Cast: Hwang Jung-min, Lee Eol, Oh Ji-hye, Park Won-Sang
Best Film, 2002 Baeksang Arts Awards
Best Director, 2001 Korean Association of Film Critics Award
NETPAC Award Special Mention, 2001 Pusan International Film Festival
Yim Soon-Rye’s landmark second film WAIKIKI BROTHERS established her squarely as an important voice in Korea’s New Wave, one who would later be overlooked by canonizing texts in favor of her more flamboyant male peers. This has made the film hard to find, despite a long career that followed, including popular hits such as Forever the Moment and Little Forest (SDAFF ’18). Filled with Korea’s future superstars and delivering one of cinema’s most iconic scenes in a naked karaoke room, WAIKIKI BROTHERS builds quietly with compassion and drily comedic turns, and has only gotten better with time.

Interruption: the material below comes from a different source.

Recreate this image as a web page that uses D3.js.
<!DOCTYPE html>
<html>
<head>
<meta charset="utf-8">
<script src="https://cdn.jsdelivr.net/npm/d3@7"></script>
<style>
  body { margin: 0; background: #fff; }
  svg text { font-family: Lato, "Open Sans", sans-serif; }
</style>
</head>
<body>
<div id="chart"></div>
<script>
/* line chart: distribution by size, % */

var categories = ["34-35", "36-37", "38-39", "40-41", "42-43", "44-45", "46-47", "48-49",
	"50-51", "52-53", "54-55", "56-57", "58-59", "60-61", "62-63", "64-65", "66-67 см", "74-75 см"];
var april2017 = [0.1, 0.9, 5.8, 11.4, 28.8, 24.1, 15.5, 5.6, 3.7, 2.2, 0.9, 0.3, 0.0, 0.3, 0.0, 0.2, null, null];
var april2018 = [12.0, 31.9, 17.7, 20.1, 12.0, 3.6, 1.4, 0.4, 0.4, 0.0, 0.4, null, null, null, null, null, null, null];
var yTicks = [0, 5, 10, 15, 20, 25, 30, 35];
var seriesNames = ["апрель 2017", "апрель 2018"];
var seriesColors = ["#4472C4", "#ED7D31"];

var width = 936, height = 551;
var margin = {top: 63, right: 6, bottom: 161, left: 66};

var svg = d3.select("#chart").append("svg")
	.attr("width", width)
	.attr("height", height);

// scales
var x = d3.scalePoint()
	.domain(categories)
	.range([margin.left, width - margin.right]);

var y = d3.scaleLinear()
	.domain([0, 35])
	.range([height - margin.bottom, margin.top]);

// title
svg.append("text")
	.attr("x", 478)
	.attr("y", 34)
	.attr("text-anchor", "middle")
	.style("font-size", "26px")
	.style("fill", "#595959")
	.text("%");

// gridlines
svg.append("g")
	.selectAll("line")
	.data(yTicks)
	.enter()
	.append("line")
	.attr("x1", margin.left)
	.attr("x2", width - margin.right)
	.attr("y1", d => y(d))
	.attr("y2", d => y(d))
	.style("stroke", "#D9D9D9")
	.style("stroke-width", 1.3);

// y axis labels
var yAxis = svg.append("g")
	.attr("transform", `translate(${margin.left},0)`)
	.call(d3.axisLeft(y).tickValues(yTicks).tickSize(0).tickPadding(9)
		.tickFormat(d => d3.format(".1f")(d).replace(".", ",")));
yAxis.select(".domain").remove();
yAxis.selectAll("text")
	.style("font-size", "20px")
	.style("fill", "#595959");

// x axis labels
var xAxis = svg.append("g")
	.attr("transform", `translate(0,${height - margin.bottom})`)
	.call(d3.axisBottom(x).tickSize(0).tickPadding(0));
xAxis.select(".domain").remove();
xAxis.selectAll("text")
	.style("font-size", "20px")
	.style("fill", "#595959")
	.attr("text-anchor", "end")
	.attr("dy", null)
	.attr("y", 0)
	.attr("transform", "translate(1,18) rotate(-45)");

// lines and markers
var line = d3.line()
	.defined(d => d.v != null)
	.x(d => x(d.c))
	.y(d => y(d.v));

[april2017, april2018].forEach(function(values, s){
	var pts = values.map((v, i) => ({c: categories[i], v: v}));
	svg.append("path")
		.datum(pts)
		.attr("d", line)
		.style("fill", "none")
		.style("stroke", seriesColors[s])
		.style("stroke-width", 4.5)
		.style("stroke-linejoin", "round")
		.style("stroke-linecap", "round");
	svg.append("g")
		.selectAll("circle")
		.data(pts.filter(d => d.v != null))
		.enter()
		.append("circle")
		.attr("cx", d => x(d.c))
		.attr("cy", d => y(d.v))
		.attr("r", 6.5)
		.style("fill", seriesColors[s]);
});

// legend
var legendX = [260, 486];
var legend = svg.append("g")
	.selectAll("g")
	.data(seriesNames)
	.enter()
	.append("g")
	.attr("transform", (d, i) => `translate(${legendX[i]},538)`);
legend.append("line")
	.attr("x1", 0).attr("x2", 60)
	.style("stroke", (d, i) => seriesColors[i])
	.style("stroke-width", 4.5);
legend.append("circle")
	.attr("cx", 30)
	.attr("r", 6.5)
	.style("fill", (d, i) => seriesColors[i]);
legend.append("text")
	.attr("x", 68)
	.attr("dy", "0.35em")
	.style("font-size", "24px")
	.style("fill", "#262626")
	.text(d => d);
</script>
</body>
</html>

In the shadow of Korea’s late 90’s financial crisis, WAIKIKI BROTHERS begins with depletion. Where another film might focus on chasing a dream, Yim begins with “What now?” after the dream is clearly not going to happen. The story of a struggling cover band returning to a faded hotel in a faded hometown, the band Waikiki Brothers has gone from seven to three players, and music has become a job cobbled together with gigs at Ms. Chili Pepper beauty contests and funerals. An invitation to play at a dwindling nightclub offers one last gasp, perhaps not for glory, but to continue one more day. But once in his hometown, bandleader Sung-woo (Lee Eol), the quiet eye of an aimless storm, watches his emotional bandmates (a fantastic Hwang Jung-min and Park Won-Sang) unravel with addiction and womanizing. Yim mixes palpable storylines with feeling – lively high school flashbacks, an old flame (Oh Ji-hye) grown into a bold truck driver, Sung-woo’s original bandmates now turned professionals, and a blonde-dyed young clerk (Ryu Seung-bum) who desperately wants to join the band, undaunted by their unheroic results.

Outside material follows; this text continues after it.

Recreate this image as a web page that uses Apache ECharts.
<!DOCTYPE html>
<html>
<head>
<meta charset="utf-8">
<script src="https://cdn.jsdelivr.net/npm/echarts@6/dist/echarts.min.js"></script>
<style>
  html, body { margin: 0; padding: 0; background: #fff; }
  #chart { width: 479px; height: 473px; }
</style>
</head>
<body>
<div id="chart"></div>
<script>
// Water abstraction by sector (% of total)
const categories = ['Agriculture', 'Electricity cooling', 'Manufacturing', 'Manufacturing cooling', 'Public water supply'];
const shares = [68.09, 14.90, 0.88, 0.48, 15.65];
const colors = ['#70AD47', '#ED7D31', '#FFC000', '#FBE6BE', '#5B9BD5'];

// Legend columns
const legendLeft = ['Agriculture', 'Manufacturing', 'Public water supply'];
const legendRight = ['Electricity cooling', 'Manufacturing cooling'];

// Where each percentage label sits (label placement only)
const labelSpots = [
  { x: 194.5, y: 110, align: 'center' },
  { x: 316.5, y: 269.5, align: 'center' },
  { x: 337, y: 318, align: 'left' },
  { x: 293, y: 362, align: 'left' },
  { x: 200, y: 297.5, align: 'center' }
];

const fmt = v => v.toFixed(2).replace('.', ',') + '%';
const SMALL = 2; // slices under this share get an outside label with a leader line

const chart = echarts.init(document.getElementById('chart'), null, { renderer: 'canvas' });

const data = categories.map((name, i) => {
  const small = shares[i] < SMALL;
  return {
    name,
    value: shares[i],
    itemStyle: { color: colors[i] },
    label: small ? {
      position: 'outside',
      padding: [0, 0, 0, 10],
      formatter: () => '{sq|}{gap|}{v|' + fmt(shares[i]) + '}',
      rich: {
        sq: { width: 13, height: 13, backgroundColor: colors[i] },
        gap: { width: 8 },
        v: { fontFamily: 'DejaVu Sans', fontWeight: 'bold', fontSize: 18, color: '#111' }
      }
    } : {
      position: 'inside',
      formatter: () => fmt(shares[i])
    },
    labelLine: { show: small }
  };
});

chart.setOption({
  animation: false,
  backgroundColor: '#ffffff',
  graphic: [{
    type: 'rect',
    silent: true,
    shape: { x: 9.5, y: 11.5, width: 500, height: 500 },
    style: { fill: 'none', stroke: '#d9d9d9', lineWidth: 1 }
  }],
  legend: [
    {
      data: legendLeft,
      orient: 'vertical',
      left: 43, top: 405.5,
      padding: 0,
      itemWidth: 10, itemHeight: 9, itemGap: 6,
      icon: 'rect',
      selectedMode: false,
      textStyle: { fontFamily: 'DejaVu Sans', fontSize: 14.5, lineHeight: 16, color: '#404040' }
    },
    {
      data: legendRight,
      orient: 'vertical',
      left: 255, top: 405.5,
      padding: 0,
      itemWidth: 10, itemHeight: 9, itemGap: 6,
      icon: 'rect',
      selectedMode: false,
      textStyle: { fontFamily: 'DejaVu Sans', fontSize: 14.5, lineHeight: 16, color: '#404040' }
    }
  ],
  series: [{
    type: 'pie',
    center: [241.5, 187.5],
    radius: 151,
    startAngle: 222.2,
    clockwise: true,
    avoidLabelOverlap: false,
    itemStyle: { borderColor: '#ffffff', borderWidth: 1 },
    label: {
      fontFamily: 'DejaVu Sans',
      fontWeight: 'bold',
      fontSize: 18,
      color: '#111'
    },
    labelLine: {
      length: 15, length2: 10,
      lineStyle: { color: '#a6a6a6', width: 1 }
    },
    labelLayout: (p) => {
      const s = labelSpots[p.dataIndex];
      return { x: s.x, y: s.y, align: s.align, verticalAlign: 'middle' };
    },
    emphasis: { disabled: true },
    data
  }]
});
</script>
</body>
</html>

Anti-heroics might be one of Yim’s core themes, not through cynicism but through resilience – the band’s endurance, the many hats of small town jobs, and the signs of life heard in singing snuck throughout the film – from rousing covers of 70’s pop songs, to impersonators, karaoke ballads, private ditties, and a final set that redefines what a good ending really sounds like.